» **Problem to solve**
Identify the lines that contain the string "drawn" and copy all of them.

=-=-=

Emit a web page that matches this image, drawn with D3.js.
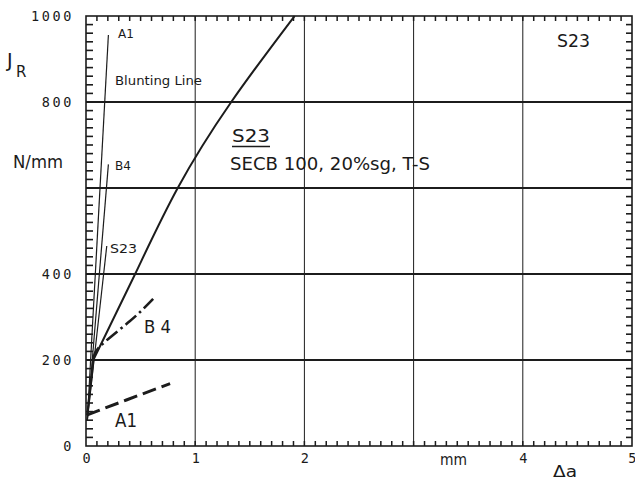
<!DOCTYPE html>
<html>
<head>
<meta charset="utf-8">
<script src="https://cdn.jsdelivr.net/npm/d3@7"></script>
<style>
  html, body { margin: 0; padding: 0; background: #fff; }
  svg { display: block; }
  text { fill: #1a1a1a; font-family: "DejaVu Sans", sans-serif; }
  .mono { font-family: "DejaVu Sans Mono", monospace; }
</style>
</head>
<body>
<svg id="chart" width="635" height="482"></svg>
<script>
// ---- data ----
const xTickValues = [0, 1, 2, 3, 4, 5];
const xTickLabels = ["0", "1", "2", "", "4", "5"];
const yTickValues = [0, 200, 400, 600, 800, 1000];
const yTickLabels = ["0", "200", "400", "", "800", "1000"];
const xGrid = [1, 2, 3, 4];
const yGrid = [200, 400, 600, 800];

// J_R curves (delta a in mm, J in N/mm)
const curveS23Low = [[0.012, 72], [0.067, 200]];
const curveS23 = [[0.067, 200], [0.45, 400], [0.84, 600], [1.33, 800], [1.91, 1000]];
const curveB4  = [[0.067, 200], [0.13, 232], [0.40, 290], [0.615, 342]];
const curveA1  = [[0.006, 72], [0.37, 107], [0.77, 145]];

// blunting lines
const bluntA1  = [[0.012, 60], [0.205, 956]];
const bluntB4  = [[0.012, 60], [0.205, 655]];
const bluntS23 = [[0.012, 60], [0.19, 465]];

// ---- drawing ----
const svg = d3.select("#chart");
const x = d3.scaleLinear().domain([0, 5]).range([86, 632]);
const y = d3.scaleLinear().domain([0, 1000]).range([446, 16]);
const ink = "#1c1c1c";

// grid
svg.append("g").selectAll("line").data(xGrid).join("line")
  .attr("x1", d => x(d)).attr("x2", d => x(d))
  .attr("y1", y(1000)).attr("y2", y(0))
  .attr("stroke", ink).attr("stroke-width", 1);
svg.append("g").selectAll("line").data(yGrid).join("line")
  .attr("x1", x(0)).attr("x2", x(5))
  .attr("y1", d => y(d)).attr("y2", d => y(d))
  .attr("stroke", ink).attr("stroke-width", 2);

// frame
svg.append("rect").attr("x", x(0)).attr("y", y(1000))
  .attr("width", x(5) - x(0)).attr("height", y(0) - y(1000))
  .attr("fill", "none").attr("stroke", ink).attr("stroke-width", 1.6);

// minor ticks (inward), drawn as small filled rects
const xMinor = d3.range(1, 50).map(i => i / 10);
const yMinor = d3.range(1, 50).map(i => i * 20);
const tk = svg.append("g").attr("class", "minor-ticks");
tk.selectAll("rect.xb").data(xMinor).join("rect").attr("class", "xb")
  .attr("x", d => x(d) - 0.75).attr("y", y(0) - 5).attr("width", 1.5).attr("height", 5)
  .attr("fill", ink);
tk.selectAll("rect.xt").data(xMinor).join("rect").attr("class", "xt")
  .attr("x", d => x(d) - 0.75).attr("y", y(1000)).attr("width", 1.5).attr("height", 5)
  .attr("fill", ink);
tk.selectAll("rect.yl").data(yMinor).join("rect").attr("class", "yl")
  .attr("x", x(0)).attr("y", d => y(d) - 0.8).attr("width", 7).attr("height", 1.6)
  .attr("fill", ink);
tk.selectAll("rect.yr").data(yMinor).join("rect").attr("class", "yr")
  .attr("x", x(5) - 6).attr("y", d => y(d) - 0.8).attr("width", 6).attr("height", 1.6)
  .attr("fill", ink);

// tick labels
const yLab = svg.append("g").attr("transform", `translate(${x(0)},0)`)
  .call(d3.axisLeft(y).tickValues(yTickValues).tickSize(0).tickPadding(12)
    .tickFormat((d, i) => yTickLabels[i]));
yLab.select(".domain").remove();
yLab.selectAll("text").attr("class", "mono").attr("font-size", 13.5)
  .attr("letter-spacing", 2.6).attr("fill", ink);

const xLab = svg.append("g").attr("transform", `translate(0,${y(0)})`)
  .call(d3.axisBottom(x).tickValues(xTickValues).tickSize(0).tickPadding(7)
    .tickFormat((d, i) => xTickLabels[i]));
xLab.select(".domain").remove();
xLab.selectAll("text").attr("class", "mono").attr("font-size", 13.5).attr("fill", ink);
xLab.selectAll("text").filter(d => d === 5).attr("text-anchor", "end").attr("dx", 4);

// lines
const line = d3.line().x(d => x(d[0])).y(d => y(d[1]));
const smooth = d3.line().x(d => x(d[0])).y(d => y(d[1])).curve(d3.curveNatural);

[bluntA1, bluntB4, bluntS23].forEach(b => {
  svg.append("path").datum(b).attr("d", line)
    .attr("fill", "none").attr("stroke", ink).attr("stroke-width", 1.2);
});

svg.append("path").datum(curveS23Low).attr("d", line)
  .attr("fill", "none").attr("stroke", ink).attr("stroke-width", 2.2);
svg.append("path").datum(curveS23).attr("d", smooth)
  .attr("fill", "none").attr("stroke", ink).attr("stroke-width", 2);
svg.append("path").datum(curveB4).attr("d", smooth)
  .attr("fill", "none").attr("stroke", ink).attr("stroke-width", 2.6)
  .attr("stroke-dasharray", "14,4,2.5,4");
svg.append("path").datum(curveA1).attr("d", line)
  .attr("fill", "none").attr("stroke", ink).attr("stroke-width", 3)
  .attr("stroke-dasharray", "14,6");

// texts
function txt(str, px, py, size, opts = {}) {
  const t = svg.append("text").attr("x", px).attr("y", py)
    .attr("font-size", size).text(str);
  if (opts.ls) t.attr("letter-spacing", opts.ls);
  if (opts.len) t.attr("textLength", opts.len).attr("lengthAdjust", "spacingAndGlyphs");
  return t;
}
txt("J", 7, 67, 19);
txt("R", 16, 77, 15);
txt("N/mm", 13, 168, 17, { len: 50 });
txt("A1", 118, 38, 12);
txt("Blunting Line", 115, 85, 12, { len: 87 });
txt("B4", 115, 170, 12);
txt("S23", 110, 253, 12, { len: 27 });
txt("S23", 232, 142, 18, { len: 38 });
svg.append("line").attr("x1", 232).attr("x2", 270).attr("y1", 146.5).attr("y2", 146.5)
  .attr("stroke", ink).attr("stroke-width", 1.3);
txt("SECB 100, 20%sg, T-S", 230, 170, 17, { len: 200 });
txt("S23", 557, 47, 17, { len: 33 });
txt("B 4", 144, 333, 18, { len: 27 });
txt("A1", 115, 427, 19, { len: 22 });
txt("mm", 440, 465, 16, { len: 27 });
txt("Δa", 553, 477, 16, { len: 24 });
</script>
</body>
</html>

=-=-=

» **Task answer**
Emit a web page that matches this image, drawn with D3.js.
// minor ticks (inward), drawn as small filled rects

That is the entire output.